ROBOMETER uses a Qwen3-VL-4B backbone, so GPU inference is strongly recommended.

Model Inputs and Outputs

ROBOMETER expects:

  • A trajectory video or sequence of frames.
  • A natural-language task description.

In LeRobot datasets, the preprocessor reads:

Config field Default Meaning
reward_model.image_key observation.images.top Camera/video observation used by ROBOMETER
reward_model.task_key task Key in complementary data that stores the task string
reward_model.max_frames 8 Maximum number of frames passed to ROBOMETER

The model predicts per-frame progress and success internally.
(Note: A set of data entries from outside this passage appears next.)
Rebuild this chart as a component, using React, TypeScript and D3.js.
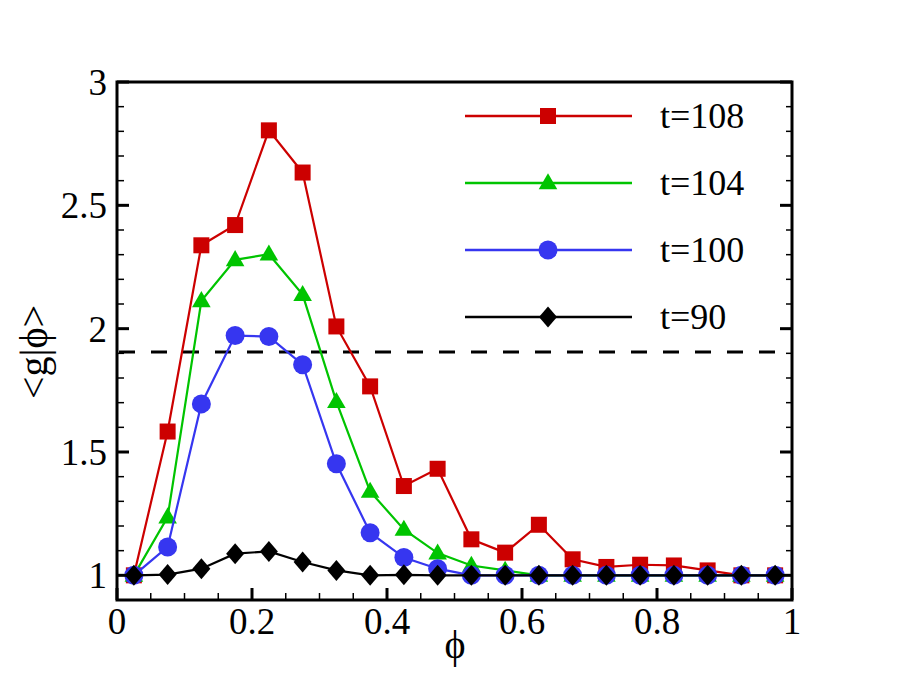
import React from "react";
import * as d3 from "d3";

const phi = [0.025, 0.075, 0.125, 0.175, 0.225, 0.275, 0.325, 0.375, 0.425, 0.475, 0.525, 0.575, 0.625, 0.675, 0.725, 0.775, 0.825, 0.875, 0.925, 0.975];
const t108 = [1.0, 1.583, 2.338, 2.42, 2.804, 2.633, 2.009, 1.766, 1.362, 1.432, 1.146, 1.092, 1.205, 1.065, 1.034, 1.043, 1.04, 1.02, 1.0, 1.0];
const t104 = [1.0, 1.236, 2.113, 2.279, 2.302, 2.138, 1.704, 1.34, 1.186, 1.09, 1.04, 1.02, 1.0, 1.0, 1.0, 1.0, 1.0, 1.0, 1.0, 1.0];
const t100 = [1.0, 1.115, 1.695, 1.972, 1.968, 1.854, 1.452, 1.173, 1.072, 1.027, 1.0, 1.0, 1.0, 1.0, 1.0, 1.0, 1.0, 1.0, 1.0, 1.0];
const t90 = [1.0, 1.003, 1.027, 1.088, 1.097, 1.054, 1.02, 1.0, 1.002, 1.0, 1.0, 1.0, 1.0, 1.0, 1.0, 1.0, 1.0, 1.0, 1.0, 1.0];
const refLine = 1.905;
const xTicks = [0, 0.2, 0.4, 0.6, 0.8, 1];
const yTicks = [1, 1.5, 2, 2.5, 3];

const seriesList = [
  { label: "t=108", values: t108, color: "#cc0000", marker: "square" },
  { label: "t=104", values: t104, color: "#00c400", marker: "triangle" },
  { label: "t=100", values: t100, color: "#3636f0", marker: "circle" },
  { label: "t=90", values: t90, color: "#000000", marker: "diamond" },
];

const W = 900, H = 675;
const L = 117, R = 792, T = 82, B = 600;
const x = d3.scaleLinear().domain([0, 1]).range([L, R]);
const y = d3.scaleLinear().domain([0.9, 3]).range([B, T]);

function Marker({ kind, cx, cy, color }: { kind: string; cx: number; cy: number; color: string }) {
  if (kind === "square") return <rect x={cx - 8} y={cy - 8} width={16} height={16} fill={color} />;
  if (kind === "triangle") {
    const p = d3.symbol().type(d3.symbolTriangle).size(150)();
    return <path d={p as string} transform={`translate(${cx},${cy + 1})`} fill={color} />;
  }
  if (kind === "circle") return <circle cx={cx} cy={cy} r={9.5} fill={color} />;
  return <path d={`M${cx},${cy - 10.5}L${cx + 9},${cy}L${cx},${cy + 10.5}L${cx - 9},${cy}Z`} fill={color} />;
}

const font = { fontFamily: "Liberation Serif" };

export default function App() {
  const line = d3.line<number>().x((_, i) => x(phi[i])).y((v) => y(v));
  const yMinor = d3.range(10, 30).map((d) => d / 10).filter((d) => Math.abs(d * 2 - Math.round(d * 2)) > 1e-6);
  const xMinor = d3.range(1, 20).map((d) => d / 20).filter((d) => Math.abs(d * 5 - Math.round(d * 5)) > 1e-6);
  const legY = [116, 183, 250, 317];
  return (
    <svg width={W} height={H} style={{ position: "absolute", left: 0, top: 0, background: "#fff", fontFamily: "Liberation Serif" }}>
      <rect width={W} height={H} fill="#fff" />
      <line x1={L} x2={R} y1={y(refLine)} y2={y(refLine)} stroke="#000" strokeWidth={3} strokeDasharray="16 16" strokeDashoffset={-2} />
      {seriesList.map((s) => (
        <g key={s.label}>
          <path d={line(s.values) as string} fill="none" stroke={s.color} strokeWidth={2.2} />
          {s.values.map((v, i) => (
            <Marker key={i} kind={s.marker} cx={x(phi[i])} cy={y(v)} color={s.color} />
          ))}
        </g>
      ))}
      {yTicks.map((t) => (
        <g key={"y" + t}>
          <line x1={L} x2={L + 12} y1={y(t)} y2={y(t)} stroke="#000" strokeWidth={3} />
          <line x1={R} x2={R - 12} y1={y(t)} y2={y(t)} stroke="#000" strokeWidth={3} />
          <text x={L - 10} y={y(t) + 13} textAnchor="end" fontSize={37} style={font}>{String(t)}</text>
        </g>
      ))}
      {yMinor.map((t) => (
        <g key={"ym" + t}>
          <line x1={L} x2={L + 7} y1={y(t)} y2={y(t)} stroke="#000" strokeWidth={1.5} />
          <line x1={R} x2={R - 6} y1={y(t)} y2={y(t)} stroke="#000" strokeWidth={1.5} />
        </g>
      ))}
      {xTicks.map((t) => (
        <g key={"x" + t}>
          <line x1={x(t)} x2={x(t)} y1={B} y2={B - 12} stroke="#000" strokeWidth={3} />
          <text x={x(t)} y={634} textAnchor="middle" fontSize={37} style={font}>{String(t)}</text>
        </g>
      ))}
      {xMinor.map((t) => (
        <line key={"xm" + t} x1={x(t)} x2={x(t)} y1={B} y2={B - 7} stroke="#000" strokeWidth={1.5} />
      ))}
      <rect x={L} y={T} width={R - L} height={B - T} fill="none" stroke="#000" strokeWidth={3} />
      {seriesList.map((s, i) => (
        <g key={"leg" + s.label}>
          <line x1={465} x2={632} y1={legY[i]} y2={legY[i]} stroke={s.color} strokeWidth={2.5} />
          <Marker kind={s.marker} cx={548} cy={legY[i]} color={s.color} />
          <text x={660} y={legY[i] + 12} fontSize={36} style={font}>{s.label}</text>
        </g>
      ))}
      <text x={455} y={658} textAnchor="middle" fontSize={40} style={font}>ϕ</text>
      <text transform="translate(47,352) rotate(-90)" textAnchor="middle" fontSize={40} style={font}>&lt;g|ϕ&gt;</text>
    </svg>
  );
}
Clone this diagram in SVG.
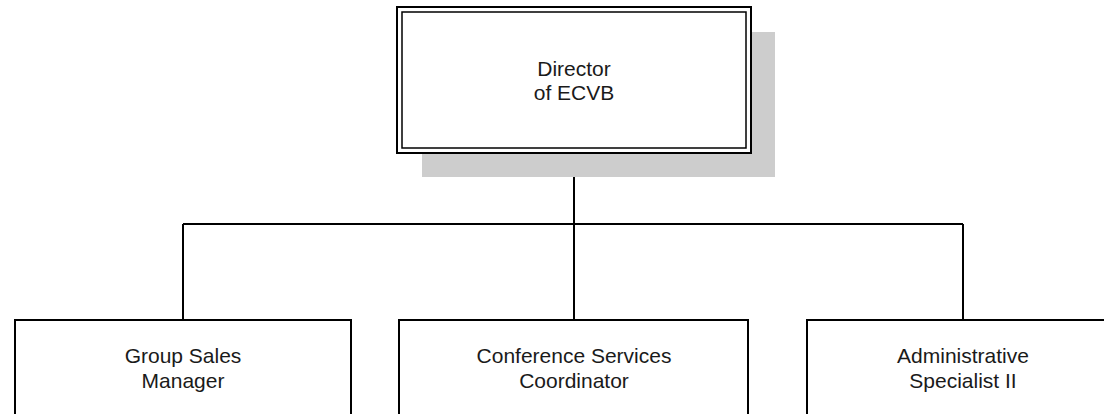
<svg xmlns="http://www.w3.org/2000/svg" width="1104" height="414" viewBox="0 0 1104 414">
<style>
.box{fill:#fff;stroke:#000;stroke-width:2}
.inner{fill:none;stroke:#000;stroke-width:1.5}
.shadow{fill:#cdcdcd}
.lbl{font-family:"Liberation Sans",Arial,sans-serif;font-size:21px;fill:#1a1a1a;text-anchor:middle}
.conn{fill:none;stroke:#000;stroke-width:2}
</style>
<rect width="1104" height="414" fill="#fff"/>
<g id="connectors">
<path class="conn" d="M574 153V224M183 224H963M183 224V320M574 224V320M963 224V320"/>
</g>
<g id="director">
<rect class="shadow" x="422" y="32" width="353" height="145"/>
<rect class="box" x="397" y="7" width="354" height="146"/>
<rect class="inner" x="402" y="12" width="344" height="136"/>
<text class="lbl" x="574" y="76">Director</text>
<text class="lbl" x="574" y="100">of ECVB</text>
</g>
<g id="group-sales">
<rect class="box" x="15" y="320" width="336" height="110"/>
<text class="lbl" x="183" y="363">Group Sales</text>
<text class="lbl" x="183" y="388">Manager</text>
</g>
<g id="conference">
<rect class="box" x="399" y="320" width="349" height="110"/>
<text class="lbl" x="574" y="363">Conference Services</text>
<text class="lbl" x="574" y="388">Coordinator</text>
</g>
<g id="admin">
<rect class="box" x="807" y="320" width="312" height="110"/>
<text class="lbl" x="963" y="363">Administrative</text>
<text class="lbl" x="963" y="388">Specialist II</text>
</g>
</svg>
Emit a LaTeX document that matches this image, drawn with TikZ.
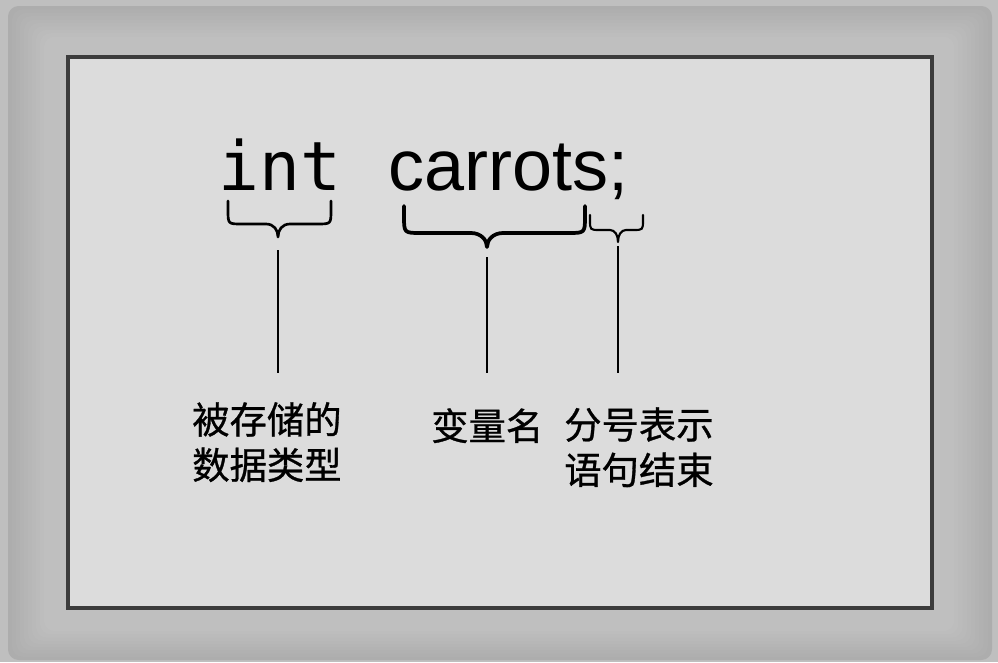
\documentclass[tikz,border=0pt]{standalone}
\usepackage{fontspec}
\setmainfont{Liberation Sans}
\setmonofont{DejaVu Sans Mono}
\newfontfamily\cjk[FakeBold=0.8]{Noto Sans CJK SC}
\definecolor{bgouter}{HTML}{BFBFBF}
\definecolor{shadC}{HTML}{ABABAB}
\definecolor{boxfill}{HTML}{DCDCDC}
\definecolor{boxline}{HTML}{3C3C3C}
\tikzset{
  codetext/.style={inner sep=0pt, anchor=base west, text=black},
  labeltext/.style={inner sep=0pt, anchor=base west, align=left, text=black,
    font=\cjk\fontsize{28pt}{34pt}\selectfont},
  bracestyle/.style={draw=black, line join=round, line cap=round},
  stem/.style={draw=black, line width=2.2pt}
}
\begin{document}
\begin{tikzpicture}[x=0.75pt, y=-0.75pt]
\useasboundingbox (0,0) rectangle (998,662);
% background and soft shadow
\fill[bgouter] (0,0) rectangle (998,662);
\foreach \k in {0,...,9} {
  \pgfmathsetmacro{\pct}{100-10*(\k+1)}
  \fill[shadC!\pct!bgouter, rounded corners=8]
    (8+4*\k,6+3.4*\k) rectangle (992-4.2*\k,660-3.2*\k);
}
% main panel
\draw[fill=boxfill, draw=boxline, line width=2.4pt] (68,57) rectangle (932,608);
% code text
\node[codetext, font=\ttfamily\fontsize{51pt}{51pt}\selectfont] (int) at (218,190) {int};
\node[codetext, font=\fontsize{54pt}{54pt}\selectfont] (carrots) at (388,190) {carrots;};
% braces
\draw[bracestyle, line width=2pt]
  (228,201) -- (228,210) .. controls (228,224) .. (242,224) -- (266,224)
  .. controls (274,224) and (278,230) .. (278,237)
  .. controls (278,230) and (282,224) .. (290,224) -- (317,224)
  .. controls (331,224) .. (331,210) -- (331,201);
\draw[bracestyle, line width=2.8pt]
  (404,206) -- (404,216) .. controls (404,233) .. (421,233) -- (471,233)
  .. controls (481,233) and (487,240) .. (487,247)
  .. controls (487,240) and (493,233) .. (503,233) -- (568,233)
  .. controls (585,233) .. (585,216) -- (585,206);
\draw[bracestyle, line width=1.6pt]
  (590,215) -- (590,220) .. controls (590,230) .. (600,230) -- (610,230)
  .. controls (615,230) and (618,235) .. (618,242)
  .. controls (618,235) and (621,230) .. (626,230) -- (633,230)
  .. controls (643,230) .. (643,220) -- (643,215);
% stems
\coordinate (s1t) at (278,250); \coordinate (s1b) at (278,373);
\coordinate (s2t) at (487,257); \coordinate (s2b) at (487,373);
\coordinate (s3t) at (618,246); \coordinate (s3b) at (618,373);
\draw[stem] (s1t) -- (s1b);
\draw[stem] (s2t) -- (s2b);
\draw[stem] (s3t) -- (s3b);
% labels (base = last line's baseline)
\node[labeltext] (lab1) at (192,479) {被存储的\\数据类型};
\node[labeltext] (lab2) at (431,440) {变量名};
\node[labeltext] (lab3) at (564,484) {分号表示\\语句结束};
\end{tikzpicture}
\end{document}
The LeRobot reward API returns a scalar per sample:

  • reward_output="progress" (default): return the last-frame progress, clamped to [0, 1].
  • reward_output="success": return 1.0 if the last-frame success probability is above success_threshold, otherwise 0.0.

Usage

Load the Reward Model Directly

from lerobot.rewards.robometer import RobometerConfig, RobometerRewardModel

cfg = RobometerConfig(
    pretrained_path="lerobot/Robometer-4B",
    device="cuda",
    reward_output="progress",
)
reward_model = RobometerRewardModel.from_pretrained(cfg.pretrained_path, config=cfg)

Encode Frames and Compute a Reward

For a direct Python call, provide frames as uint8 arrays with shape (T, H, W, C) and a task string:

from lerobot.rewards.robometer.modeling_robometer import ROBOMETER_FEATURE_PREFIX
from lerobot.rewards.robometer.processor_robometer import RobometerEncoderProcessorStep

# frames: np.ndarray, shape (T, H, W, C), dtype uint8
# task: str
encoder = RobometerEncoderProcessorStep(
    base_model_id=cfg.base_model_id,
    use_multi_image=cfg.use_multi_image,
    use_per_frame_progress_token=cfg.use_per_frame_progress_token,
    max_frames=cfg.max_frames,
)

encoded = encoder.encode_samples([(frames, task)])
batch = {f"{ROBOMETER_FEATURE_PREFIX}{key}": value for key, value in encoded.items()}

reward = reward_model.compute_reward(batch)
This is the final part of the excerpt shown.